◆ Goal ◆
Everything from the first line of the data below through the line that contains "(0,0) rectangle (1040,822);" should be written out exactly, please, and nothing more; the pictures stay out.
-------- Information shown --------
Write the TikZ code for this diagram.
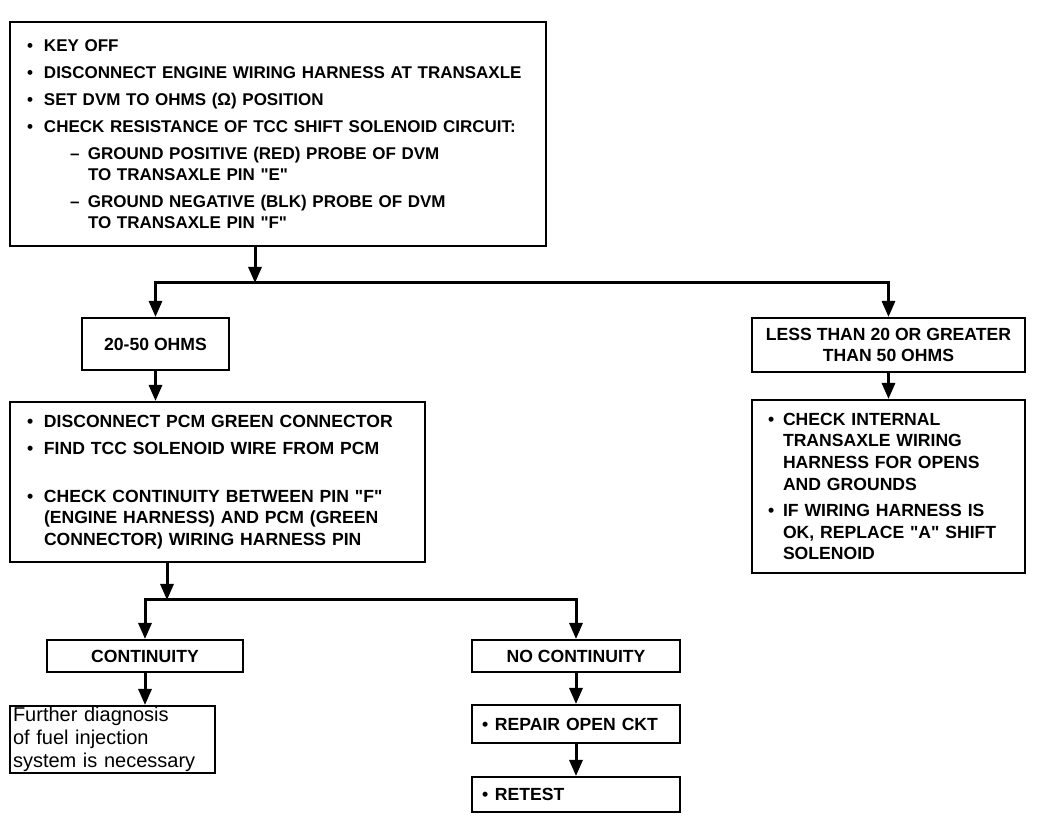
\documentclass[tikz,border=0pt]{standalone}
\usepackage{fontspec}
\setmainfont{Liberation Sans}
\usepackage{tikz}
\usetikzlibrary{positioning}
\usetikzlibrary{arrows.meta}

\newcommand{\bul}[1][8.5pt]{\makebox[#1][l]{\textbullet}}
\newcommand{\cnt}[1][8.5pt]{\hspace*{#1}}
\newcommand{\subdash}{\hspace*{21.5pt}\makebox[9pt][l]{--}}
\newcommand{\subcnt}{\hspace*{30.5pt}}
\newcommand{\qq}[1]{\textquotedbl#1\textquotedbl}

\begin{document}
\begin{tikzpicture}[
        x = 0.5pt, y = -0.5pt,
        box/.style = {
            draw,
            line width = 1pt,
            inner sep = 0pt,
            align = center,
            font = \fontsize{8.8}{10.8}\bfseries\selectfont,
            minimum width = #1
        },
        box/.default = 100pt,
        listbox/.style = {
            box,
            align = left,
            inner xsep = 8.5pt,
            text width = #1
        },
        flow/.style = {
            line width = 1.5pt,
            -{Triangle[width=6.5pt, length=8pt]}
        }
    ]
    \useasboundingbox (0,0) rectangle (1040,822);

    {\node[listbox=251pt, minimum height=112pt,
        font=\fontsize{8.5}{10.5}\bfseries\selectfont] (check) at (278,134) {%
        \bul KEY OFF\\[3pt]
        \bul DISCONNECT ENGINE WIRING HARNESS AT TRANSAXLE\\[3pt]
        \bul SET DVM TO OHMS (Ω) POSITION\\[3pt]
        \bul CHECK RESISTANCE OF TCC SHIFT SOLENOID CIRCUIT:\\[3pt]
        \subdash GROUND POSITIVE (RED) PROBE OF DVM\\
        \subcnt TO TRANSAXLE PIN \qq{E}\\[3pt]
        \subdash GROUND NEGATIVE (BLK) PROBE OF DVM\\
        \subcnt TO TRANSAXLE PIN \qq{F}};}
    {\node[box=73.5pt, minimum height=26pt] (ok) at (155.5,344) {20-50 OHMS};}
    {\node[box=136.5pt, minimum height=27pt] (bad) at (888.5,345) {LESS THAN 20 OR GREATER\\THAN 50 OHMS};}
    {\node[listbox=190.5pt, minimum height=80pt] (pcm) at (217.5,482) {%
        \bul DISCONNECT PCM GREEN CONNECTOR\\[3pt]
        \bul FIND TCC SOLENOID WIRE FROM PCM\\[13pt]
        \bul CHECK CONTINUITY BETWEEN PIN \qq{F}\\
        \cnt (ENGINE HARNESS) AND PCM (GREEN\\
        \cnt CONNECTOR) WIRING HARNESS PIN};}
    {\node[listbox=120.5pt, inner xsep=8pt, minimum height=86.5pt] (harness) at (888.5,486.5) {%
        \bul[7.5pt]CHECK INTERNAL\\
        \cnt[7.5pt]TRANSAXLE WIRING\\
        \cnt[7.5pt]HARNESS FOR OPENS\\
        \cnt[7.5pt]AND GROUNDS\\[2.5pt]
        \bul[7.5pt]IF WIRING HARNESS IS\\
        \cnt[7.5pt]OK, REPLACE \qq{A} SHIFT\\
        \cnt[7.5pt]SOLENOID};}
    {\node[box=98pt, minimum height=16pt] (cont) at (145,656) {CONTINUITY};}
    {\node[box=104pt, minimum height=16pt] (nocont) at (576,656) {NO CONTINUITY};}
    {\node[listbox=99.5pt, inner xsep=1.5pt, minimum height=33.5pt,
        font=\fontsize{10}{11.6}\selectfont] (further) at (112.5,739.5) {%
        Further diagnosis\\
        of fuel injection\\
        system is necessary};}
    {\node[listbox=94pt, inner xsep=5pt, minimum height=19pt] (repair) at (576,724) {\bul[6.5pt]REPAIR OPEN CKT};}
    {\node[listbox=94pt, inner xsep=5pt, minimum height=17.5pt] (retest) at (576,794.5) {\bul[6.5pt]RETEST};}

    \coordinate (j1) at (255,283);
    \coordinate (j2) at (167,600);

    \draw[flow] (check.south -| j1) -- (j1);
    \draw[flow] (j1) -| (ok);
    \draw[flow] (j1) -| (bad);
    \draw[flow] (ok.south) -- (ok.south |- pcm.north);
    \draw[flow] (bad) -- (harness);
    \draw[flow] (pcm.south -| j2) -- (j2);
    \draw[flow] (j2) -| (cont);
    \draw[flow] (j2) -| (nocont);
    \draw[flow] (cont) -- (cont.south |- further.north);
    \draw[flow] (nocont) -- (repair);
    \draw[flow] (repair) -- (retest);
\end{tikzpicture}
\end{document}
--------
◆ Solution to the exercise ◆
Write the TikZ code for this diagram.
\documentclass[tikz,border=0pt]{standalone}
\usepackage{fontspec}
\setmainfont{Liberation Sans}
\usepackage{tikz}
\usetikzlibrary{positioning}
\usetikzlibrary{arrows.meta}

\newcommand{\bul}[1][8.5pt]{\makebox[#1][l]{\textbullet}}
\newcommand{\cnt}[1][8.5pt]{\hspace*{#1}}
\newcommand{\subdash}{\hspace*{21.5pt}\makebox[9pt][l]{--}}
\newcommand{\subcnt}{\hspace*{30.5pt}}
\newcommand{\qq}[1]{\textquotedbl#1\textquotedbl}

\begin{document}
\begin{tikzpicture}[
        x = 0.5pt, y = -0.5pt,
        box/.style = {
            draw,
            line width = 1pt,
            inner sep = 0pt,
            align = center,
            font = \fontsize{8.8}{10.8}\bfseries\selectfont,
            minimum width = #1
        },
        box/.default = 100pt,
        listbox/.style = {
            box,
            align = left,
            inner xsep = 8.5pt,
            text width = #1
        },
        flow/.style = {
            line width = 1.5pt,
            -{Triangle[width=6.5pt, length=8pt]}
        }
    ]
    \useasboundingbox (0,0) rectangle (1040,822);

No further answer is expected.